You will learn about:
- The role of British colonization and yoga history
- The Patanjali Yoga Shastra (Yoga Sutra) authorship and its connection to other texts
- The attempts to translate the text
- The difference between the original authorial intention and our contemporary relationship to it
- The relationship of the modern asana practice and the Yoga Shastra
Philipp André Maas is currently a research associate at the Institute for Indology and Central Asian Studies, University of Leipzig and was previously an assistant professor at the Department of South Asian, Tibetan and Buddhist Studies at the University of Vienna, Austria.

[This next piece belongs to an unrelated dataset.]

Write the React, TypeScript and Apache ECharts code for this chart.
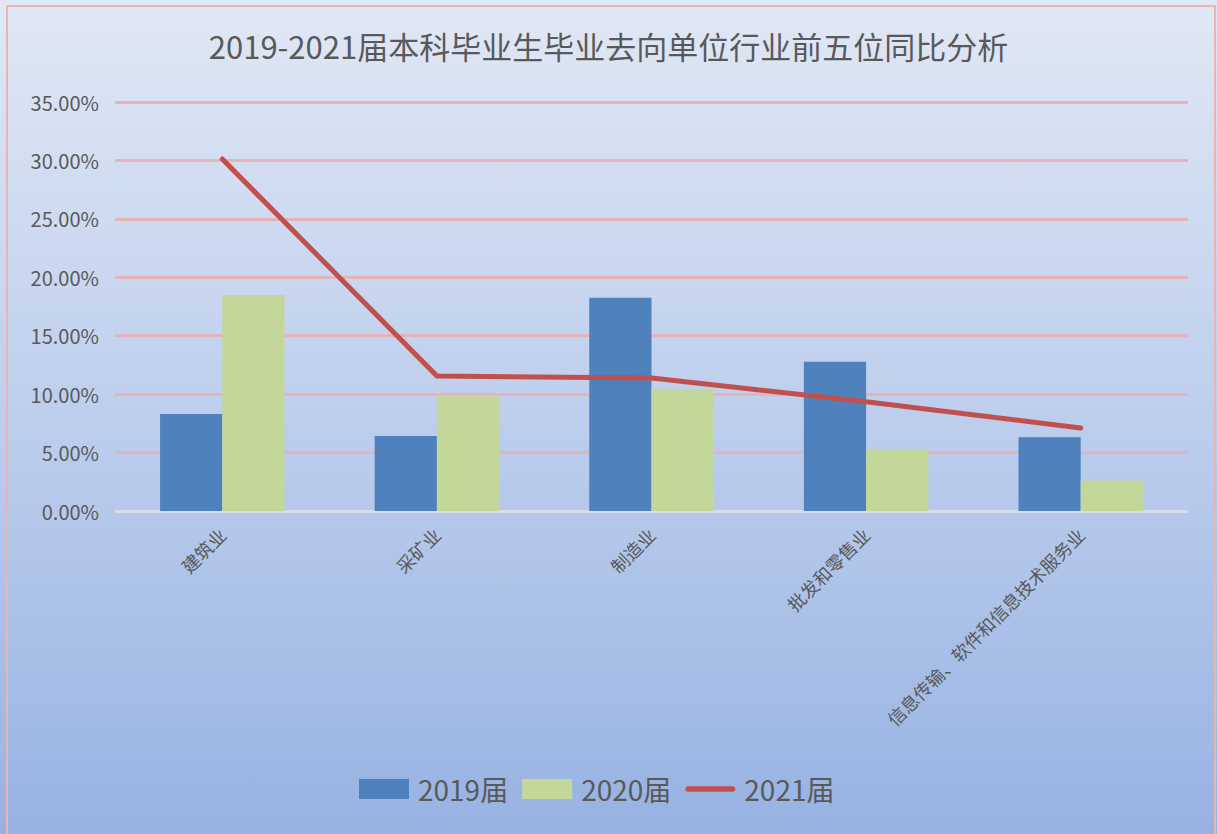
import React, { useEffect, useRef } from "react";
import * as echarts from "echarts";

const categories = ["建筑业", "采矿业", "制造业", "批发和零售业", "信息传输、软件和信息技术服务业"];
const values2019 = [8.3, 6.42, 18.25, 12.78, 6.31];
const values2020 = [18.48, 9.93, 10.44, 5.31, 2.6];
const values2021 = [30.12, 11.55, 11.38, 9.35, 7.1];
const seriesNames = ["2019届", "2020届", "2021届"];
const titleText = "2019-2021届本科毕业生毕业去向单位行业前五位同比分析";

export default function App() {
  const ref = useRef<HTMLDivElement>(null);
  useEffect(() => {
    if (!ref.current) return;
    const chart = echarts.init(ref.current, null, { renderer: "svg" });
    const font = "'Noto Sans CJK SC', 'Noto Sans', sans-serif";
    const pink = "#e6b3b8";
    chart.setOption({
      animation: false,
      backgroundColor: new echarts.graphic.LinearGradient(0, 0, 0, 1, [
        { offset: 0, color: "#e1e8f5" },
        { offset: 0.6, color: "#b6c9eb" },
        { offset: 1, color: "#97b2e2" },
      ]),
      graphic: [
        {
          type: "rect",
          shape: { x: 7, y: 6, width: 1208, height: 840 },
          style: { fill: "none", stroke: "#e8b4b4", lineWidth: 2 },
          silent: true,
        },
      ],
      title: {
        text: titleText,
        left: "center",
        top: 30,
        padding: 0,
        textStyle: { fontFamily: font, fontSize: 31, fontWeight: "normal", color: "#595959" },
      },
      legend: {
        bottom: 26,
        left: 354,
        itemWidth: 50,
        itemHeight: 20,
        itemGap: 14,
        textStyle: { fontFamily: font, fontSize: 28, color: "#595959", padding: [0, 0, 0, 4] },
        data: [
          { name: seriesNames[0], icon: "rect" },
          { name: seriesNames[1], icon: "rect" },
          {
            name: seriesNames[2],
            icon: "path://M3,0 L51,0 A3,3 0 0 1 51,6 L3,6 A3,3 0 0 1 3,0 Z",
            itemStyle: { color: "#c0504d" },
          },
        ],
      },
      grid: { left: 115, right: 29, top: 102, bottom: 323, containLabel: false },
      xAxis: {
        type: "category",
        data: categories,
        axisLine: { show: false },
        axisTick: { show: false },
        axisLabel: {
          rotate: 45,
          interval: 0,
          margin: 20,
          fontFamily: font,
          fontSize: 18,
          color: "#595959",
        },
      },
      yAxis: {
        type: "value",
        min: 0,
        max: 35,
        interval: 5,
        axisLine: { show: false },
        axisTick: { show: false },
        axisLabel: {
          formatter: (v: number) => v.toFixed(2) + "%",
          fontFamily: font,
          fontSize: 20,
          color: "#595959",
          margin: 16,
        },
        splitLine: {
          lineStyle: {
            color: ["#d9dde6", pink, pink, pink, pink, pink, pink, pink],
            width: 3,
          },
        },
      },
      series: [
        {
          name: seriesNames[0],
          type: "bar",
          data: values2019,
          barGap: "0%",
          barCategoryGap: "42%",
          itemStyle: { color: "#4f81bd" },
        },
        {
          name: seriesNames[1],
          type: "bar",
          data: values2020,
          itemStyle: { color: "#c4d79b" },
        },
        {
          name: seriesNames[2],
          type: "line",
          data: values2021,
          symbol: "none",
          lineStyle: { color: "#c0504d", width: 5, cap: "round", join: "round" },
          itemStyle: { color: "#c0504d" },
        },
      ],
    });
    return () => chart.dispose();
  }, []);
  return (
    <div
      ref={ref}
      style={{ position: "absolute", left: 0, top: 0, width: 1217, height: 834 }}
    />
  );
}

He received his M.A. (1997) and Dr. phil. (2004) degrees from the University of Bonn, Germany, where he studied Indology, Comparative Religious Studies, Tibetology and Philosophy. His first book (originally his PhD thesis) is the first critical edition of the first chapter (Samādhipāda) of the Pātañjala Yogaśāstra, i.e. the Yoga Sūtra of Patañjalitogether with the commentary called Yoga Bhāṣya. He published, inter alia, on classical Yoga philosophy and meditation as well as on the textual tradition of the Pātañjala Yogaśāstra. For the last couple of years, he worked in several research projects directed by Prof. Karin Preisendanz (at the Austrian Academy of Sciences and at the University of Vienna, Austria) that aim at a critical edition of the third book (entitled Vimānasthāna) of the oldest classical text corpus of Āyurveda, the Carakasaṃhitā. Since 2009 he is a member of the “Historical Sourcebooks on Classical Indian Thought” project, convened by Prof. Sheldon Pollock, to which he contributes with a monograph on the development of Yoga-related ideas in pre-modern South Asian intellectual history.